California is not alone in experiencing significantly adverse unintended consequences from large-scale integration of renewable power. Europe, too, has learned that it increases costs to consumers, leads to unreliable electricity supply, relegates base-load generators to inefficient back-up services and yields problematic emissions reduction. The European Commission has been forced to acknowledge the macroeconomic effects are just too negative, particularly for manufacturing industries and job creation.
As in California, energy poverty in Europe is a growing green phenomenon. So, in deference to reality, the EC has approved new guidelines for renewable energy which will see the removal of all feed-in tariffs from 2017. Previous support mechanisms will be replaced by technology agnostic auctions, which will effectively create a level playing field for all generators. This poses a serious threat to further investment in renewables.
The financial markets are alive to this.

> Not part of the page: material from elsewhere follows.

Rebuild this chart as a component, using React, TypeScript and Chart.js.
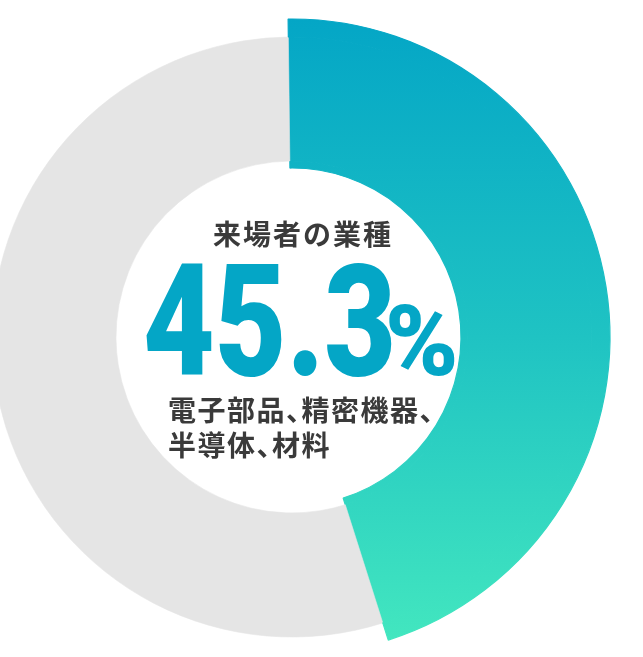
import React, { useEffect, useRef } from "react";
import { Chart, registerables } from "chart.js";

Chart.register(...registerables);

const categories = ["電子部品、精密機器、半導体、材料", "その他"];
const shares = [45.3, 54.7];
const titleText = "来場者の業種";
const valueText = "45.3";
const unitText = "%";
const subLines = ["電子部品、精密機器、", "半導体、材料"];

const TEAL_TOP = "#04a6c6";
const TEAL_MID = "#1fc3c3";
const TEAL_BOTTOM = "#44e8bf";
const GREY = "#e5e5e5";
const CLEAR = "rgba(0,0,0,0)";

export default function App() {
  const ref = useRef<HTMLCanvasElement | null>(null);

  useEffect(() => {
    const canvas = ref.current;
    if (!canvas) return;
    const gradient = (ctx: any) => {
      const chart = ctx.chart;
      const area = chart.chartArea;
      if (!area) return TEAL_TOP;
      const cy = (area.top + area.bottom) / 2;
      const g = chart.ctx.createLinearGradient(0, cy - 318, 0, cy + 318);
      g.addColorStop(0, TEAL_TOP);
      g.addColorStop(0.5, TEAL_MID);
      g.addColorStop(1, TEAL_BOTTOM);
      return g;
    };
    const ring = (other: string, weight: number) => ({
      data: shares,
      backgroundColor: (c: any) => (c.dataIndex === 0 ? gradient(c) : other),
      borderColor: (c: any) => (c.dataIndex === 0 ? gradient(c) : other),
      borderWidth: (c: any) => (c.dataIndex === 0 ? 1.2 : other === CLEAR ? 0 : 0.6),
      weight,
    });
    const chart = new Chart(canvas, {
      type: "doughnut",
      data: {
        labels: categories,
        datasets: [ring(CLEAR, 18), ring(GREY, 124), ring(CLEAR, 7)],
      },
      options: {
        responsive: false,
        animation: false,
        radius: 318,
        cutout: "53.14%",
        rotation: -0.7,
        layout: { padding: { left: 0, right: 59, top: 17, bottom: 0 } },
        plugins: { legend: { display: false }, tooltip: { enabled: false } },
        events: [],
      } as any,
    });
    return () => chart.destroy();
  }, []);

  const dark = "#3a3a3a";
  const jp = '"Noto Sans CJK JP", "Noto Sans", sans-serif';
  return (
    <div style={{ position: "fixed", left: 0, top: 0, width: 643, height: 657, background: "#fff", overflow: "hidden" }}>
      <canvas ref={ref} width={643} height={657} style={{ position: "absolute", left: 0, top: 0, width: 643, height: 657 }} />
      <div style={{ position: "absolute", left: 0, width: 606, top: 219, textAlign: "center", fontFamily: jp, fontWeight: 700, fontSize: 28, lineHeight: "28px", letterSpacing: 2, color: dark, whiteSpace: "nowrap" }}>
        {titleText}
      </div>
      <div style={{ position: "absolute", left: 143, top: 245, fontFamily: "Roboto, sans-serif", fontWeight: 900, fontSize: 155, lineHeight: "155px", color: TEAL_TOP, transform: "scaleX(0.8)", transformOrigin: "0 0", whiteSpace: "nowrap" }}>
        {valueText}
      </div>
      <div style={{ position: "absolute", left: 385, top: 292, fontFamily: "Roboto, sans-serif", fontWeight: 900, fontSize: 99, lineHeight: "99px", color: TEAL_TOP, whiteSpace: "nowrap" }}>
        {unitText}
      </div>
      <div style={{ position: "absolute", left: 168, top: 392, fontFamily: jp, fontWeight: 700, fontSize: 28, lineHeight: "35px", letterSpacing: 1.5, fontFeatureSettings: '"palt"', color: dark, whiteSpace: "nowrap" }}>
        {subLines.map((l, i) => (
          <div key={i}>{l}</div>
        ))}
      </div>
    </div>
  );
}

Last year, The Economist ran a story (“How to lose half a trillion euros. Europe’s electricity providers face an existential threat”) highlighting the dreadful performance of utility stocks.
A recent article in the Financial Times was headed “Private equity retreats from renewables fad” with CalPERS, the world’s sixth largest pension fund, admitting to annualised losses of 12 per cent from this sector. CalPERS’s chief investment officer describes clean tech as “a noble way to lose money”.

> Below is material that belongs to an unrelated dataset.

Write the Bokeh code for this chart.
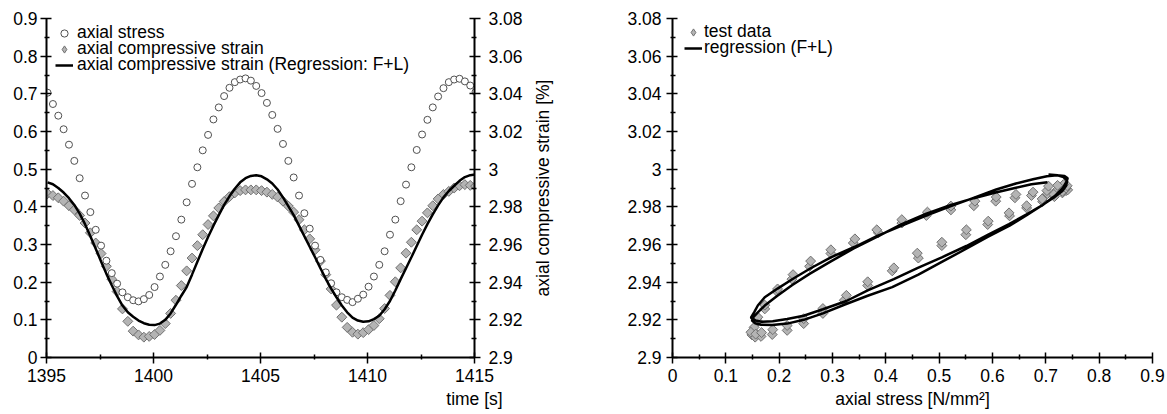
import numpy as np
from bokeh.plotting import figure
from bokeh.models import (Range1d, LinearAxis, FixedTicker, CustomJSTickFormatter,
                          Legend, LegendItem, ColumnDataSource)
from bokeh.layouts import row
from bokeh.embed import file_html
from bokeh.resources import INLINE

# ---------------- data ----------------
time_s = [1395.05, 1395.3, 1395.55, 1395.8, 1396.05, 1396.3, 1396.55, 1396.8, 1397.05, 1397.3,
          1397.55, 1397.8, 1398.05, 1398.3, 1398.55, 1398.8, 1399.05, 1399.3, 1399.55, 1399.8,
          1400.05, 1400.3, 1400.55, 1400.8, 1401.05, 1401.3, 1401.55, 1401.8, 1402.05, 1402.3,
          1402.55, 1402.8, 1403.05, 1403.3, 1403.55, 1403.8, 1404.05, 1404.3, 1404.55, 1404.8,
          1405.05, 1405.3, 1405.55, 1405.8, 1406.05, 1406.3, 1406.55, 1406.8, 1407.05, 1407.3,
          1407.55, 1407.8, 1408.05, 1408.3, 1408.55, 1408.8, 1409.05, 1409.3, 1409.55, 1409.8,
          1410.05, 1410.3, 1410.55, 1410.8, 1411.05, 1411.3, 1411.55, 1411.8, 1412.05, 1412.3,
          1412.55, 1412.8, 1413.05, 1413.3, 1413.55, 1413.8, 1414.05, 1414.3, 1414.55, 1414.8,
          1415.05]

axial_stress = [0.703, 0.673, 0.642, 0.606, 0.565, 0.522, 0.476, 0.430, 0.386, 0.339,
                0.297, 0.257, 0.224, 0.196, 0.173, 0.160, 0.152, 0.149, 0.155, 0.166,
                0.187, 0.215, 0.246, 0.282, 0.322, 0.366, 0.412, 0.461, 0.505, 0.550,
                0.591, 0.632, 0.664, 0.694, 0.716, 0.731, 0.738, 0.741, 0.735, 0.721,
                0.702, 0.676, 0.644, 0.607, 0.567, 0.522, 0.478, 0.430, 0.383, 0.342,
                0.297, 0.259, 0.226, 0.197, 0.173, 0.160, 0.153, 0.147, 0.156, 0.167,
                0.188, 0.215, 0.246, 0.282, 0.326, 0.366, 0.415, 0.459, 0.505, 0.551,
                0.592, 0.631, 0.664, 0.693, 0.715, 0.731, 0.738, 0.740, 0.733, 0.722,
                0.705]

axial_strain = [2.9870, 2.9860, 2.9848, 2.9830, 2.9806, 2.9784, 2.9754, 2.9714, 2.9662, 2.9608,
                2.9552, 2.9484, 2.9416, 2.9350, 2.9258, 2.9192, 2.9140, 2.9120, 2.9108, 2.9112,
                2.9122, 2.9144, 2.9180, 2.9234, 2.9304, 2.9382, 2.9460, 2.9528, 2.9594, 2.9652,
                2.9706, 2.9752, 2.9794, 2.9828, 2.9854, 2.9874, 2.9886, 2.9890, 2.9890, 2.9890,
                2.9886, 2.9878, 2.9866, 2.9852, 2.9830, 2.9804, 2.9772, 2.9732, 2.9678, 2.9630,
                2.9572, 2.9512, 2.9440, 2.9364, 2.9278, 2.9214, 2.9160, 2.9134, 2.9124, 2.9132,
                2.9148, 2.9170, 2.9206, 2.9260, 2.9330, 2.9402, 2.9476, 2.9554, 2.9612, 2.9678,
                2.9724, 2.9768, 2.9806, 2.9842, 2.9866, 2.9882, 2.9900, 2.9912, 2.9918, 2.9914,
                2.9910]

strain_regression = [2.9930, 2.9920, 2.9900, 2.9876, 2.9846, 2.9810, 2.9764, 2.9708, 2.9644, 2.9578,
                     2.9510, 2.9444, 2.9384, 2.9326, 2.9276, 2.9240, 2.9216, 2.9196, 2.9182, 2.9174,
                     2.9172, 2.9180, 2.9200, 2.9234, 2.9280, 2.9328, 2.9374, 2.9440, 2.9508, 2.9576,
                     2.9640, 2.9700, 2.9756, 2.9810, 2.9856, 2.9896, 2.9930, 2.9952, 2.9964, 2.9968,
                     2.9962, 2.9946, 2.9924, 2.9892, 2.9850, 2.9804, 2.9756, 2.9700, 2.9644, 2.9588,
                     2.9532, 2.9474, 2.9418, 2.9366, 2.9320, 2.9276, 2.9240, 2.9212, 2.9196, 2.9190,
                     2.9192, 2.9204, 2.9222, 2.9256, 2.9300, 2.9356, 2.9416, 2.9474, 2.9532, 2.9592,
                     2.9652, 2.9708, 2.9760, 2.9808, 2.9850, 2.9884, 2.9912, 2.9938, 2.9958, 2.9968,
                     2.9972]

src = ColumnDataSource(dict(t=time_s, stress=axial_stress, strain=axial_strain, reg=strain_regression))

FONT = "Liberation Sans"
FS = "17.5px"
DIA_FILL = "#b4b4b4"
DIA_LINE = "#707070"
CIRC_LINE = "#505050"

fmt = CustomJSTickFormatter(code="""
let s = tick.toFixed(2);
s = s.replace(/0+$/, '');
s = s.replace(/\\.$/, '');
return s;
""")


def ticks(a, b, step):
    return [round(v, 4) for v in np.arange(a, b + step / 2, step)]


def style_axis(ax, major, minor, standoff):
    ax.ticker = FixedTicker(ticks=major, minor_ticks=minor)
    ax.formatter = fmt
    ax.axis_line_color = "black"
    ax.axis_line_width = 2
    ax.major_tick_line_color = "black"
    ax.major_tick_line_width = 1.5
    ax.minor_tick_line_color = "black"
    ax.minor_tick_line_width = 1.5
    ax.major_tick_in = 5
    ax.major_tick_out = 6
    ax.minor_tick_in = 3
    ax.minor_tick_out = 2
    ax.major_label_standoff = standoff
    ax.major_label_text_font = FONT
    ax.major_label_text_font_size = FS
    ax.major_label_text_color = "black"
    ax.axis_label_text_font = FONT
    ax.axis_label_text_font_size = FS
    ax.axis_label_text_font_style = "normal"
    ax.axis_label_text_color = "black"


def add_legend_row(p, label, renderer, x, y, standoff):
    # one legend per row so the rows can sit as tightly as in the original
    leg = Legend(items=[LegendItem(label=label, renderers=[renderer])], location=(x, y))
    leg.border_line_color = None
    leg.background_fill_alpha = 0
    leg.label_text_font = FONT
    leg.label_text_font_size = FS
    leg.label_text_color = "black"
    leg.glyph_width = 18
    leg.glyph_height = 20
    leg.label_height = 15
    leg.spacing = 0
    leg.padding = 0
    leg.margin = 0
    leg.label_standoff = standoff
    p.add_layout(leg)


# ---------------- left: time series ----------------
p1 = figure(frame_width=428, frame_height=339, min_border_left=46, min_border_right=55,
            min_border_top=18, min_border_bottom=56,
            x_range=Range1d(1395, 1415), y_range=Range1d(0, 0.9),
            output_backend="svg", toolbar_location=None)
p1.extra_y_ranges = {"strain": Range1d(2.9, 3.08)}
p1.outline_line_color = None
p1.xgrid.visible = False
p1.ygrid.visible = False

r_dia = p1.scatter("t", "strain", source=src, y_range_name="strain", marker="square", angle=np.pi / 4,
                   size=7, fill_color=DIA_FILL, line_color=DIA_LINE, line_width=1)
r_circ = p1.scatter("t", "stress", source=src, marker="circle", size=7,
                    fill_color="white", line_color=CIRC_LINE, line_width=1)
r_line = p1.line("t", "reg", source=src, y_range_name="strain", line_color="black", line_width=2.5)
# legend-only glyph (legend markers are drawn unrotated); NaN data draws nothing in the plot
r_dia_leg = p1.scatter(x=[np.nan], y=[np.nan], marker="diamond", size=8,
                       fill_color=DIA_FILL, line_color=DIA_LINE, line_width=1)

style_axis(p1.xaxis[0], ticks(1395, 1415, 5), ticks(1397.5, 1412.5, 5), 5)
p1.xaxis[0].axis_label = "time [s]"
p1.xaxis[0].axis_label_align = "end"
p1.xaxis[0].axis_label_standoff = 4
style_axis(p1.yaxis[0], ticks(0, 0.9, 0.1), ticks(0.05, 0.85, 0.1), 3)

ax_r = LinearAxis(y_range_name="strain")
p1.add_layout(ax_r, "right")
style_axis(ax_r, ticks(2.9, 3.08, 0.02), ticks(2.91, 3.07, 0.02), 8)

add_legend_row(p1, "axial stress", r_circ, 9, 314, 4)
add_legend_row(p1, "axial compressive strain", r_dia_leg, 9, 298, 4)
add_legend_row(p1, "axial compressive strain (Regression: F+L)", r_line, 9, 282, 4)

# ---------------- right: strain vs stress ----------------
p2 = figure(frame_width=480, frame_height=339, min_border_left=141, min_border_right=16,
            min_border_top=18, min_border_bottom=56,
            x_range=Range1d(0, 0.9), y_range=Range1d(2.9, 3.08),
            output_backend="svg", toolbar_location=None)
p2.outline_line_color = None
p2.xgrid.visible = False
p2.ygrid.visible = False

r2_dia = p2.scatter("stress", "strain", source=src, marker="square", angle=np.pi / 4,
                    size=7, fill_color=DIA_FILL, line_color=DIA_LINE, line_width=1)
r2_line = p2.line("stress", "reg", source=src, line_color="black", line_width=2.5)
r2_dia_leg = p2.scatter(x=[np.nan], y=[np.nan], marker="diamond", size=8,
                        fill_color=DIA_FILL, line_color=DIA_LINE, line_width=1)

style_axis(p2.xaxis[0], ticks(0, 0.9, 0.1), ticks(0.05, 0.85, 0.1), 5)
p2.xaxis[0].axis_label = "axial stress [N/mm²]"
p2.xaxis[0].axis_label_standoff = 4
style_axis(p2.yaxis[0], ticks(2.9, 3.08, 0.02), ticks(2.91, 3.07, 0.02), 5)

# title of the left chart's right-hand axis (reads bottom-to-top), carried by an
# outer, tick-less axis of the neighbouring figure so it sits just right of the strain ticks
ax_title = LinearAxis(ticker=FixedTicker(ticks=[]), axis_label="axial compressive strain [%]")
ax_title.axis_line_color = None
ax_title.major_tick_line_color = None
ax_title.minor_tick_line_color = None
ax_title.axis_label_text_font = FONT
ax_title.axis_label_text_font_size = FS
ax_title.axis_label_text_font_style = "normal"
ax_title.axis_label_text_color = "black"
ax_title.axis_label_standoff = 72
p2.add_layout(ax_title, "left")

add_legend_row(p2, "test data", r2_dia_leg, 12, 315, 2)
add_legend_row(p2, "regression (F+L)", r2_line, 12, 299, 2)

layout = row(p1, p2)
open("out.html", "w").write(file_html(layout, INLINE))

Last December, ratings agency Fitch warned: “The outlook for the overall renewables sector is negative. This reflects increased political risk and the expectations that the industry will need to adapt to less favourable operating requirements and economic incentives.”
Windfarm operators are warning they will abandon the Australian market if the Renewable Energy Target is adjusted downwards to a true 20 per cent from what has become in reality a 27 per cent to 28 per cent target. This is a measure of their rent-seeking dependence. But NSW is indicating that, regardless, it will stay with the old RET.
It is an extraordinary stance to take at such a late stage, especially given the compelling evidence against it. It will certainly set back planned reform of the national economy, already beset with too many self-imposed rigidities.
While NSW will offer fresh opportunities to Queensland and Victoria, there will be national fallout as our biggest state comes to grips with the economic and social consequences of its actions.
However strong Mr Stokes’s faith in green delusions, belief and enthusiasm are insufficient grounds for him and his government to find noble ways to squander pensioners’ and taxpayers’ money.
Maurice Newman is chairman of the Prime Minister’s Business Advisory Council. The views expressed here are his own.
The Australian

NSW heading down the SA path to destruction by not taking notice of what is happening overseas and ignoring what is happening in their own country. SA is an example of what has been happening in other countries – why would any Australian Government Federal or State follow so obvious a self destructive path?
Maurice Newman is spot on with his critique of the NSW government’s clean energy policy (ie ‘fantasy’). There has been, and will no doubt continueto be an absolute plethora of articles in Australia’s only truly national and properly resourced newspaper, The Australian, on the absurdity of continuing with current RET arrangements. The reason for this is not because the paper is ideologically sterile but simply because it’s journalists and professional commentators are doing their job and analysing and reporting on the facts.
As predicted, NSW premier Mike Baird made the biggest mistake of his political career by appointing a ‘wind farm tragic’ as his Minister for the Environment. NSW will not and cannot be an economically viable hub by pursuing its current disastrous policy on renewable energy. Abbott and Hockey can now only look to Queensland, Western Australia and, to a lesser extent, Victoria to try and save our nation for future generations — a tough call. You blew it Mr. Baird!